* _RAW DATA_
####

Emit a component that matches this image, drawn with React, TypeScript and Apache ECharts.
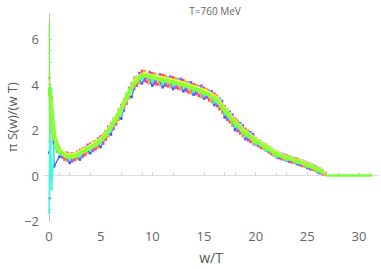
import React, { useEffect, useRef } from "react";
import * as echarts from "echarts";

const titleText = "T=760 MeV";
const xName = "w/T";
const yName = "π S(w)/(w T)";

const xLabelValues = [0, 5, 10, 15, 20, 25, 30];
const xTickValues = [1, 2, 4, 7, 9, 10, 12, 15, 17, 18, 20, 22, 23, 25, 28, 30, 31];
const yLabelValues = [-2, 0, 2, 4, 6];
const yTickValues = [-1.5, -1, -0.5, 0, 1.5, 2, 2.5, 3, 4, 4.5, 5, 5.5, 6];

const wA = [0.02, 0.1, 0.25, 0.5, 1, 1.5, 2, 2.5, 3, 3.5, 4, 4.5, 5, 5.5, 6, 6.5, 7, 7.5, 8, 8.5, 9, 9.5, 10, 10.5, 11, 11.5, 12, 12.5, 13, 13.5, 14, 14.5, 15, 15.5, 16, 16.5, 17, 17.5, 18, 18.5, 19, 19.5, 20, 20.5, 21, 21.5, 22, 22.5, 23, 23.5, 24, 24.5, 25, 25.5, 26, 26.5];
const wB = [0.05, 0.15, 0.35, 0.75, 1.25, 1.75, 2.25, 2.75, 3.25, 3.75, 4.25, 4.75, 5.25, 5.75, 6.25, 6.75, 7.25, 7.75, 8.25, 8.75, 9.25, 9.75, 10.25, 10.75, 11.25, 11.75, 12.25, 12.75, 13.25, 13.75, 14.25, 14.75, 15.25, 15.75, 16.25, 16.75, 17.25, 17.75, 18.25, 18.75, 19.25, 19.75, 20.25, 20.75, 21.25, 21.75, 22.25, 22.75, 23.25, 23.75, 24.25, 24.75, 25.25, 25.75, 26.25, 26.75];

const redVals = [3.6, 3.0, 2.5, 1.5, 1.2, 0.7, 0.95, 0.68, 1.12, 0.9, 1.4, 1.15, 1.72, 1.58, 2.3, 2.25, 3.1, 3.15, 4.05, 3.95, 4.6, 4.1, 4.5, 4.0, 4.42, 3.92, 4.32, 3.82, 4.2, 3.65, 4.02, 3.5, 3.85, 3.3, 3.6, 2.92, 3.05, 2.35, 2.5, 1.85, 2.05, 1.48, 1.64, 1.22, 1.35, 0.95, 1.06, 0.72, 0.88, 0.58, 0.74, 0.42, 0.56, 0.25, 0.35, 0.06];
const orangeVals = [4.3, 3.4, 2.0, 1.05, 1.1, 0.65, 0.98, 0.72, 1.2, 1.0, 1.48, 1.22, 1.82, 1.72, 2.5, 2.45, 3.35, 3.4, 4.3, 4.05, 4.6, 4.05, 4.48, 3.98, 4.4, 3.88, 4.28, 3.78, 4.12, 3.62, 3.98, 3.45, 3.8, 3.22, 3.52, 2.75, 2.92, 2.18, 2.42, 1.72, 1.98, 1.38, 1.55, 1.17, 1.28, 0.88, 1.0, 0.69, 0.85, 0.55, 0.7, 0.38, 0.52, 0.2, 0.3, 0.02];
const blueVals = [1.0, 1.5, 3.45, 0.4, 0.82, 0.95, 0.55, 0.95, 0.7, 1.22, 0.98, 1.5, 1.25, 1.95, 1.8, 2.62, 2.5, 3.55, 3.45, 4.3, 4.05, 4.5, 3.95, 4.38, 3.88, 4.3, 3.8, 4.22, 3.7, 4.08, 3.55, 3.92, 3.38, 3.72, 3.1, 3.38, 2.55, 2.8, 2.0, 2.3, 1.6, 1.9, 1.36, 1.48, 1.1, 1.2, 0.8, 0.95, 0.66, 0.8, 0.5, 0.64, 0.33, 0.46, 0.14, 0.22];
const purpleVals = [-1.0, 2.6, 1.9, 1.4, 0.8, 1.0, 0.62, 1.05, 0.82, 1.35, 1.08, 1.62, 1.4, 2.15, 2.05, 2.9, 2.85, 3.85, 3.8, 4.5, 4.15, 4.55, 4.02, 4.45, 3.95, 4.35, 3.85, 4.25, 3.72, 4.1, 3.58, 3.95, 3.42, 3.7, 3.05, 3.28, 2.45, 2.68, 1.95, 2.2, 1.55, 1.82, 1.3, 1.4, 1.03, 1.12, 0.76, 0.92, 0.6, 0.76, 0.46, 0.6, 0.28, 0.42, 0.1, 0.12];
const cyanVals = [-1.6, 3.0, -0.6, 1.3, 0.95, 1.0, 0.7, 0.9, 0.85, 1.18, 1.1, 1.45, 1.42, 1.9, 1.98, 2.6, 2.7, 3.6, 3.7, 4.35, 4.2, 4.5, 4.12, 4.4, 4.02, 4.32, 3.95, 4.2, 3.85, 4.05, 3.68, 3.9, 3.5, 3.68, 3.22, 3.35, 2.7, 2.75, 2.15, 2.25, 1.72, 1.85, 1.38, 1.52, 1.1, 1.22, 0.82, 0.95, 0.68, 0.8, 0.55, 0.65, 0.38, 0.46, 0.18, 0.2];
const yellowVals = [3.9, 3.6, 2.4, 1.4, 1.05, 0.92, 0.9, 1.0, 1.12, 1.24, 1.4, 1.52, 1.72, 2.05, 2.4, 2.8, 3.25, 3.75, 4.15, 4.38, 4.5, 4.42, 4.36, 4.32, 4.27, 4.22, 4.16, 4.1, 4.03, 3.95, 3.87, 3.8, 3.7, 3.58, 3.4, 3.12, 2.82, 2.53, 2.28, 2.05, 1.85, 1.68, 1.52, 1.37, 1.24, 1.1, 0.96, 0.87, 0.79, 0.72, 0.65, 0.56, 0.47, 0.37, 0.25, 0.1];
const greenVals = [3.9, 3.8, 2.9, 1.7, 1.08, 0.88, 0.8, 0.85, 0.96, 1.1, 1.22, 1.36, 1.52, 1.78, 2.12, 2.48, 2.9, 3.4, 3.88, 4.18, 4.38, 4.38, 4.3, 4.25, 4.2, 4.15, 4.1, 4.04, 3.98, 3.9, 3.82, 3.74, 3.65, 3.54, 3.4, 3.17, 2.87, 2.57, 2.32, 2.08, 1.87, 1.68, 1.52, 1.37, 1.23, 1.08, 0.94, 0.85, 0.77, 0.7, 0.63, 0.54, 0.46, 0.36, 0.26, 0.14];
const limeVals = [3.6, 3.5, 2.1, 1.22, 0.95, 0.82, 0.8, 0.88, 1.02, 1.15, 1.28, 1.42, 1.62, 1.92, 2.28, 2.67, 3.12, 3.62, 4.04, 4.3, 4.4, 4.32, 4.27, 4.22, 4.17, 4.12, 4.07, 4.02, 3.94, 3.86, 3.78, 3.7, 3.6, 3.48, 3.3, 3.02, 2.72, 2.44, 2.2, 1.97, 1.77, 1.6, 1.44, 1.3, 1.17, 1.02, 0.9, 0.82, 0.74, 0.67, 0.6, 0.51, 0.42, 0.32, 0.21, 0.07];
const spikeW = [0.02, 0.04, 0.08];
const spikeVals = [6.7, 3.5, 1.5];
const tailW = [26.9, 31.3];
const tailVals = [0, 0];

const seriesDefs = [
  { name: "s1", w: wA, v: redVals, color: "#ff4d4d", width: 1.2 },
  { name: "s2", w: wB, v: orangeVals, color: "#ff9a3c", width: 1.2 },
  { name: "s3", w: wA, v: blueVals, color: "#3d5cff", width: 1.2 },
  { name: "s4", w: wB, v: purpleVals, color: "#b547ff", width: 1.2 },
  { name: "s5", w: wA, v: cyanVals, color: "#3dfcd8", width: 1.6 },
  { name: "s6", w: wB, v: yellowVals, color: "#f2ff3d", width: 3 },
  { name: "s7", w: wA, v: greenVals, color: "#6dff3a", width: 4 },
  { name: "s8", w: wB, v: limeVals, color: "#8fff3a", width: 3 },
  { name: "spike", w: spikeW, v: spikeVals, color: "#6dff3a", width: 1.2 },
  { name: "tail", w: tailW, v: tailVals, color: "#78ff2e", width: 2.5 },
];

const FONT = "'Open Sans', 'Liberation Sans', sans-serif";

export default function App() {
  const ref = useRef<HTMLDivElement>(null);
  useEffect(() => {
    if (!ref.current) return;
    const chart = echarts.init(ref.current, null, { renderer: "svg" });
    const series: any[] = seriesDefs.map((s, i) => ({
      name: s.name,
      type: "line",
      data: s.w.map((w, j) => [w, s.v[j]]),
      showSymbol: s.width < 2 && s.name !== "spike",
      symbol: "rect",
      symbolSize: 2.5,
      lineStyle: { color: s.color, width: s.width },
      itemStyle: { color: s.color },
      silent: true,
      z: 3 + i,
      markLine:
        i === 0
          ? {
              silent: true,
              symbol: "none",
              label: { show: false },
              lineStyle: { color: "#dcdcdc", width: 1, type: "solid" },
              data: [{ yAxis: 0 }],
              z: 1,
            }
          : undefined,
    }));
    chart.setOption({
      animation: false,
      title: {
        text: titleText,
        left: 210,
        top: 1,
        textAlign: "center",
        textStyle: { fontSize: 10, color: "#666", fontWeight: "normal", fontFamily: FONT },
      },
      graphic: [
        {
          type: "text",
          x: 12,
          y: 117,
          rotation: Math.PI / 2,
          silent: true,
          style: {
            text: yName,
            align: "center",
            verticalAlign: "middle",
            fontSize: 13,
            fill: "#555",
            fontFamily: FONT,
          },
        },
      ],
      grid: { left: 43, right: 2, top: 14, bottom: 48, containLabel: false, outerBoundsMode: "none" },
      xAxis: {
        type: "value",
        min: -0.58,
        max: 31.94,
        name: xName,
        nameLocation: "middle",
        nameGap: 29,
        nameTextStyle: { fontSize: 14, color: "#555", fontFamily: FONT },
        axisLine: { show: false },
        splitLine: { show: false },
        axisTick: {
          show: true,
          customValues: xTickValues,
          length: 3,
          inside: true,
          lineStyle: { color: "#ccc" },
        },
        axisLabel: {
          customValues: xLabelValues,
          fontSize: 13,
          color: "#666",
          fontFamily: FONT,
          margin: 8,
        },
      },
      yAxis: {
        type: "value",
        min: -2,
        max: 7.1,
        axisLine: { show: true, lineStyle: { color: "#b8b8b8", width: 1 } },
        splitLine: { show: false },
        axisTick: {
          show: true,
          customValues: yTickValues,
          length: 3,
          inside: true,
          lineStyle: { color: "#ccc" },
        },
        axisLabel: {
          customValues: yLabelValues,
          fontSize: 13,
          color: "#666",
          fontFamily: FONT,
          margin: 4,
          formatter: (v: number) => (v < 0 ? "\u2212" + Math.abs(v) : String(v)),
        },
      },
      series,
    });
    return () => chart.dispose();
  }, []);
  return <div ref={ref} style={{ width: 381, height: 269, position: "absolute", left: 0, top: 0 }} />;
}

####

* _YOUR GOAL_
Quote, exactly and only, the lines from the first line of the data above through the line containing "25.75, 26.25, 26.75];". The pictures do not belong in it.

* _SOLUTION_
Emit a component that matches this image, drawn with React, TypeScript and Apache ECharts.
import React, { useEffect, useRef } from "react";
import * as echarts from "echarts";

const titleText = "T=760 MeV";
const xName = "w/T";
const yName = "π S(w)/(w T)";

const xLabelValues = [0, 5, 10, 15, 20, 25, 30];
const xTickValues = [1, 2, 4, 7, 9, 10, 12, 15, 17, 18, 20, 22, 23, 25, 28, 30, 31];
const yLabelValues = [-2, 0, 2, 4, 6];
const yTickValues = [-1.5, -1, -0.5, 0, 1.5, 2, 2.5, 3, 4, 4.5, 5, 5.5, 6];

const wA = [0.02, 0.1, 0.25, 0.5, 1, 1.5, 2, 2.5, 3, 3.5, 4, 4.5, 5, 5.5, 6, 6.5, 7, 7.5, 8, 8.5, 9, 9.5, 10, 10.5, 11, 11.5, 12, 12.5, 13, 13.5, 14, 14.5, 15, 15.5, 16, 16.5, 17, 17.5, 18, 18.5, 19, 19.5, 20, 20.5, 21, 21.5, 22, 22.5, 23, 23.5, 24, 24.5, 25, 25.5, 26, 26.5];
const wB = [0.05, 0.15, 0.35, 0.75, 1.25, 1.75, 2.25, 2.75, 3.25, 3.75, 4.25, 4.75, 5.25, 5.75, 6.25, 6.75, 7.25, 7.75, 8.25, 8.75, 9.25, 9.75, 10.25, 10.75, 11.25, 11.75, 12.25, 12.75, 13.25, 13.75, 14.25, 14.75, 15.25, 15.75, 16.25, 16.75, 17.25, 17.75, 18.25, 18.75, 19.25, 19.75, 20.25, 20.75, 21.25, 21.75, 22.25, 22.75, 23.25, 23.75, 24.25, 24.75, 25.25, 25.75, 26.25, 26.75];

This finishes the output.